Nyemitei v. Sears, Roebuck & Co.

OPINION OF THE COURT

Kenneth W. Rudolph, J.

Defendant, Sears, Roebuck & Co., Inc., moves to dismiss *13plaintiff’s complaint as a matter of law upon the grounds that there are no triable issues of fact. (CPLR 3212.) Plaintiff cross-moves for summary judgment against the defendant, Sears, Roebuck & Co., Inc., upon the theory of per se liability.

In the case at bar plaintiff, Florence A. Nyemitei, maintains this action against landlord (Atlantic Main Corp.) and tenant (Sears, Roebuck & Co., Inc.) for injuries allegedly sustained in the parking lot of tenant’s store.

The lease agreement between defendants, landlord and tenant, provides, in part, "Landlord will, at landlord’s expense, keep in good order and repair * * * all paving areas”. Tenant argues that upon the express terms of this lease agreement, tenant has no liability to the plaintiff as a matter of law.

In order to answer this question the court must examine common-law liability of landlord and tenant to those who claim injury at the demised premises, and the effect of a covenant to repair upon the question of liability. At common law it is well recognized that there is no implied duty on the part of the landlord to make repairs to the leased premises. In the absence of a statute or a covenant to repair, a landlord is not ordinarily liable for injuries to third parties.

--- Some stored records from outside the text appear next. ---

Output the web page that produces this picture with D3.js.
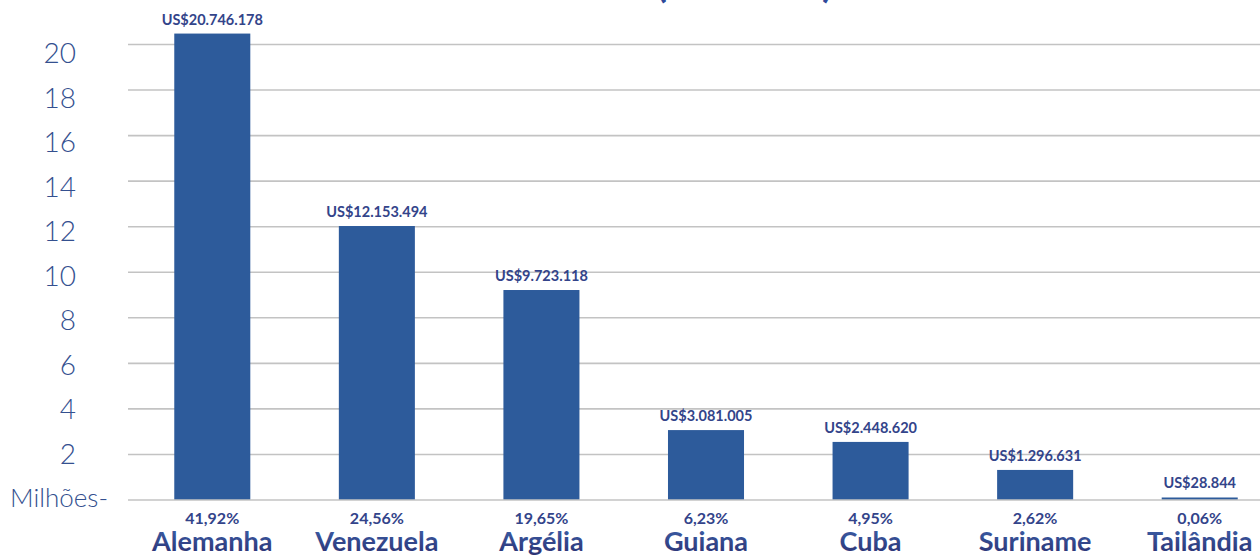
<!DOCTYPE html>
<html>
<head>
<meta charset="utf-8">
<script src="https://cdn.jsdelivr.net/npm/d3@7"></script>
<style>
  body { margin: 0; background: #fff; }
  svg { display: block; font-family: Lato, "Open Sans", sans-serif; }
</style>
</head>
<body>
<div id="chart"></div>
<script>
// categories and values (millions US$)
const countries = ["Alemanha", "Venezuela", "Argélia", "Guiana", "Cuba", "Suriname", "Tailândia"]
const barValues = [20.48, 12.03, 9.22, 3.07, 2.55, 1.32, 0.11]
const valueLabels = ["US$20.746.178", "US$12.153.494", "US$9.723.118", "US$3.081.005",
  "US$2.448.620", "US$1.296.631", "US$28.844"]
const shares = ["41,92%", "24,56%", "19,65%", "6,23%", "4,95%", "2,62%", "0,06%"]
const yTicks = [2, 4, 6, 8, 10, 12, 14, 16, 18, 20]

const width = 1260, height = 556

const svg = d3.select("#chart").append("svg")
  .attr("width", width)
  .attr("height", height)

// gradient used by the country names (light blue on top, navy at bottom)
const grad = svg.append("defs").append("linearGradient")
  .attr("id", "nameGrad")
  .attr("x1", 0).attr("y1", 0).attr("x2", 0).attr("y2", 1)
grad.append("stop").attr("offset", "0%").attr("stop-color", "#3d64ad")
grad.append("stop").attr("offset", "100%").attr("stop-color", "#2b2f70")

const x = d3.scaleBand()
  .domain(countries)
  .range([130, 1282])
  .paddingInner(0.538)
  .paddingOuter(0.269)

const y = d3.scaleLinear()
  .domain([0, 20])
  .range([500, 44.5])

// tick labels sit a bit off the gridlines in the original
const yLab = d3.scaleLinear()
  .domain([0, 20])
  .range([498, 53])

// cut-off title (only the bottom of the brackets shows)
svg.append("text")
  .attr("x", 656).attr("y", -3)
  .attr("font-size", 40).attr("font-weight", 700)
  .attr("fill", "#2e4a9a")
  .text("(")
svg.append("text")
  .attr("x", 822).attr("y", -3)
  .attr("font-size", 40).attr("font-weight", 700)
  .attr("fill", "#2e4a9a")
  .text(")")

// gridlines
svg.append("g")
  .selectAll("line")
  .data(yTicks)
  .enter().append("line")
  .attr("x1", 128).attr("x2", width)
  .attr("y1", d => y(d)).attr("y2", d => y(d))
  .attr("stroke", "#c3c3c3")
  .attr("stroke-width", 1.6)

// y labels
svg.append("g")
  .selectAll("text")
  .data(yTicks)
  .enter().append("text")
  .attr("x", 76)
  .attr("y", d => yLab(d))
  .attr("dy", "0.36em")
  .attr("text-anchor", "end")
  .attr("font-size", 28)
  .attr("font-weight", 300)
  .attr("fill", "#34508f")
  .text(d => d)

svg.append("text")
  .attr("x", 108)
  .attr("y", yLab(0))
  .attr("dy", "0.36em")
  .attr("text-anchor", "end")
  .attr("font-size", 26)
  .attr("font-weight", 300)
  .attr("fill", "#34508f")
  .text("Milhões-")

// bars
svg.append("g")
  .selectAll("rect")
  .data(countries)
  .enter().append("rect")
  .attr("x", d => x(d))
  .attr("width", x.bandwidth())
  .attr("y", (d, i) => y(barValues[i]))
  .attr("height", (d, i) => y(0) - y(barValues[i]))
  .attr("fill", "#2d5b9b")

// baseline
svg.append("line")
  .attr("x1", 128).attr("x2", width)
  .attr("y1", y(0)).attr("y2", y(0))
  .attr("stroke", "#c3c3c3")
  .attr("stroke-width", 1.6)

// value labels
svg.append("g")
  .selectAll("text")
  .data(countries)
  .enter().append("text")
  .attr("x", d => x(d) + x.bandwidth() / 2)
  .attr("y", (d, i) => y(barValues[i]) - 9)
  .attr("text-anchor", "middle")
  .attr("font-size", 14.5)
  .attr("font-weight", 700)
  .attr("fill", "#33448a")
  .text((d, i) => valueLabels[i])

// share labels
svg.append("g")
  .selectAll("text")
  .data(countries)
  .enter().append("text")
  .attr("x", d => x(d) + x.bandwidth() / 2)
  .attr("y", 524)
  .attr("text-anchor", "middle")
  .attr("font-size", 16)
  .attr("font-weight", 700)
  .attr("fill", "#33448a")
  .text((d, i) => shares[i])

// country names
svg.append("g")
  .selectAll("text")
  .data(countries)
  .enter().append("text")
  .attr("x", d => x(d) + x.bandwidth() / 2)
  .attr("y", 551)
  .attr("text-anchor", "middle")
  .attr("font-size", 27)
  .attr("font-weight", 700)
  .attr("fill", "url(#nameGrad)")
  .text(d => d)
</script>
</body>
</html>
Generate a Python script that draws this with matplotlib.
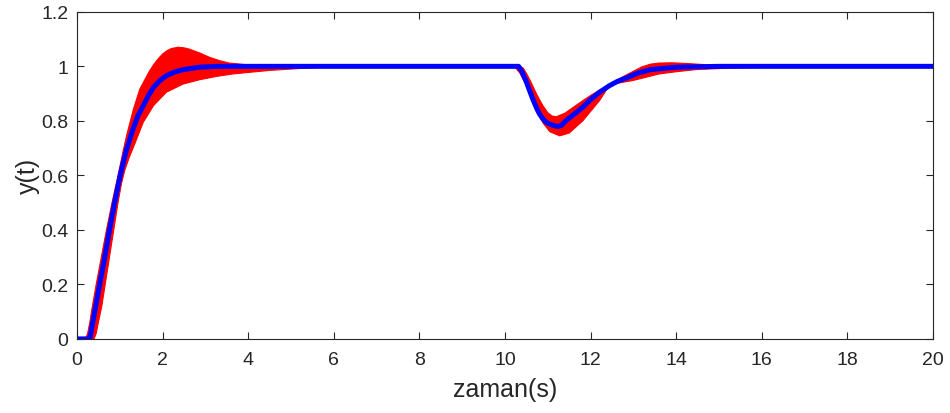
import matplotlib
matplotlib.use('Agg')
import matplotlib.pyplot as plt
import numpy as np

# nominal response (blue)
t_nom = [0, 0.3, 0.53, 0.65, 0.76, 0.88, 1.01, 1.15, 1.31, 1.43, 1.55, 1.67, 1.79, 1.94, 2.09,
         2.28, 2.48, 2.87, 3.3, 4.0, 10.32, 10.4, 10.49, 10.59, 10.65, 10.75, 10.81, 10.89, 10.96,
         11.06, 11.16, 11.24, 11.33, 11.43, 11.55, 11.67, 11.82, 12.0, 12.21, 12.44, 12.63, 12.83,
         13.1, 13.4, 14.0, 15.0, 20]
y_nom = [0, 0, 0.2, 0.3, 0.4, 0.5, 0.6, 0.69, 0.77, 0.82, 0.856, 0.893, 0.923, 0.948, 0.966,
         0.979, 0.988, 0.997, 1.0, 1.0, 1.0, 0.98, 0.947, 0.905, 0.880, 0.843, 0.825, 0.807, 0.795,
         0.787, 0.782, 0.779, 0.785, 0.801, 0.816, 0.831, 0.850, 0.878, 0.905, 0.929, 0.945, 0.957,
         0.975, 0.988, 0.997, 1.0, 1.0]

# upper envelope of the uncertain responses (red band)
t_up = [0, 0.2, 0.25, 0.3, 0.35, 0.45, 0.57, 0.69, 0.82, 0.96, 1.08, 1.16, 1.32, 1.47, 1.6, 1.7,
        1.8, 1.9, 2.0, 2.1, 2.2, 2.36, 2.5, 2.63, 2.87, 3.1, 3.33, 3.56, 4.03, 4.5, 5.0, 6.0,
        10.32, 10.42, 10.5, 10.6, 10.75, 10.89, 11.0, 11.1, 11.2, 11.4, 11.6, 11.82, 12.0, 12.21,
        12.44, 12.7, 13.0, 13.2, 13.4, 13.6, 13.9, 14.3, 14.8, 15.3, 16, 20]
y_up = [0, 0, 0.02, 0.06, 0.11, 0.2, 0.3, 0.4, 0.5, 0.6, 0.69, 0.746, 0.843, 0.917, 0.955, 0.984,
        1.008, 1.028, 1.045, 1.057, 1.065, 1.070, 1.068, 1.063, 1.049, 1.033, 1.021, 1.012, 1.005,
        1.002, 1.0, 1.0,
        1.0, 0.995, 0.975, 0.945, 0.895, 0.855, 0.83, 0.818, 0.815, 0.828, 0.85, 0.874, 0.893,
        0.913, 0.93, 0.957, 0.982, 0.998, 1.008, 1.012, 1.013, 1.01, 1.005, 1.002, 1.0, 1.0]

# lower envelope
t_lo = [0, 0.4, 0.45, 0.5, 0.58, 0.66, 0.76, 0.86, 0.96, 1.04, 1.12, 1.22, 1.35, 1.55, 1.79, 2.09,
        2.48, 2.87, 3.26, 3.64, 4.03, 4.5, 5.0, 5.5, 6.0, 7.0, 10.22, 10.35, 10.5, 10.6, 10.75,
        10.9, 11.05, 11.28, 11.5, 11.82, 12.21, 12.44, 12.7, 12.99, 13.22, 13.6, 13.99, 14.46,
        15.16, 15.9, 17, 20]
y_lo = [0, 0, 0.02, 0.06, 0.12, 0.2, 0.3, 0.4, 0.5, 0.57, 0.62, 0.665, 0.715, 0.795, 0.856, 0.905,
        0.935, 0.951, 0.963, 0.972, 0.978, 0.985, 0.99, 0.995, 0.998, 1.0, 1.0, 0.975, 0.93, 0.89,
        0.83, 0.79, 0.76, 0.745, 0.755, 0.80, 0.874, 0.93, 0.94, 0.948, 0.957, 0.972, 0.98, 0.988,
        0.993, 0.996, 1.0, 1.0]

x_ticks = list(range(0, 21, 2))
y_ticks = [0, 0.2, 0.4, 0.6, 0.8, 1, 1.2]
y_ticklabels = ['0', '0.2', '0.4', '0.6', '0.8', '1', '1.2']

plt.rcParams['font.family'] = ['Liberation Sans', 'DejaVu Sans']
axcol = '#262626'

fig = plt.figure(figsize=(9.5, 4.14), dpi=100)
ax = fig.add_axes([0.081, 0.179, 0.901, 0.79])

# band between envelopes
band_x = np.concatenate([t_up, t_lo[::-1]])
band_y = np.concatenate([y_up, y_lo[::-1]])
ax.fill(band_x, band_y, facecolor='red', edgecolor='red', lw=0.8)
ax.plot(t_nom, y_nom, color='blue', lw=3.6, solid_joinstyle='round')

ax.set_xlim(0, 20)
ax.set_ylim(0, 1.2)
ax.set_xticks(x_ticks)
ax.set_yticks(y_ticks)
ax.set_yticklabels(y_ticklabels)
ax.tick_params(direction='in', length=5, width=0.8, colors=axcol, labelsize=14,
               top=True, right=True)
ax.tick_params(axis='x', pad=9)
ax.tick_params(axis='y', pad=6)
for s in ax.spines.values():
    s.set_color(axcol)
    s.set_linewidth(0.8)

ax.set_xlabel('zaman(s)', fontsize=18, color=axcol, labelpad=6)
ax.set_ylabel('y(t)', fontsize=18, color=axcol, labelpad=1)

fig.savefig('out.png', dpi=100)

The rule of law adopted by the Court of Appeals (Putnam v Stout, 38 NY2d 607) is that a landlord may be liable for injuries to persons coming onto the land with consent of the lessee upon a contract to keep the premises in repair.

In effect, the landlord’s liability for injuries upon the demised land caused by a condition of disrepair exists if (a) landlord covenants to keep the premises in repair; and (b) the failure to repair creates an unreasonable risk to persons upon the land; and (c) the landlord fails to exercise reasonable care to perform its obligation under the covenant.

In the case at bar landlord covenanted to "keep in good order and repair * * * all paving within areas” described in the lease. The injuries complained of by the plaintiff took place at the subject paving areas.

Landlord’s covenant to repair does not, however, create liability per se, independent of negligence.

Thus, factual questions must be determined by the trier of the facts before landlord may be held liable for the injuries allegedly sustained by the plaintiff.

We must now determine whether, as a matter of law, a covenant to repair by landlord releases tenant of liability to *14third persons who become injured at the demised premises. At common law, a tenant, occupying the demised premises, may be liable to a third party by negligently suffering the property to become dangerous by reason of tenant’s possession and control.

This liability is independent of any contract between landlord and tenant, the latter’s responsibility being said to arise from continued possession and control of the premises (2B Warren’s Negligence, Landlord & Tenant, § 18.01 et seq.).

If the plaintiff demonstrates that "the defect which caused [her] harm was of such a character or duration that a jury could reasonably conclude that due care would have uncovered it, recovery may be had against the occupier [tenant] of the land” (Putnam v Stout, 38 NY2d 607, 612, supra). The ultimate question of tenant’s liability must be addressed by the trier of the facts.

We conclude that it would be against public policy to relieve tenant from its common-law liability by reason of landlord’s covenant to repair. While the covenant to repair may, as indicated, impose liability upon the landlord, it does not relieve tenant of its common-law liability to third parties upon the demised premises. The tenant’s proper remedy to address the issue, as has been done here, is to cross-claim against the landlord based upon the terms of the lease agreement.

Upon the foregoing, the motion of defendant, Sears, Roebuck & Co., Inc., for summary judgment and the cross motion of the plaintiff for summary judgment be and the same are hereby denied.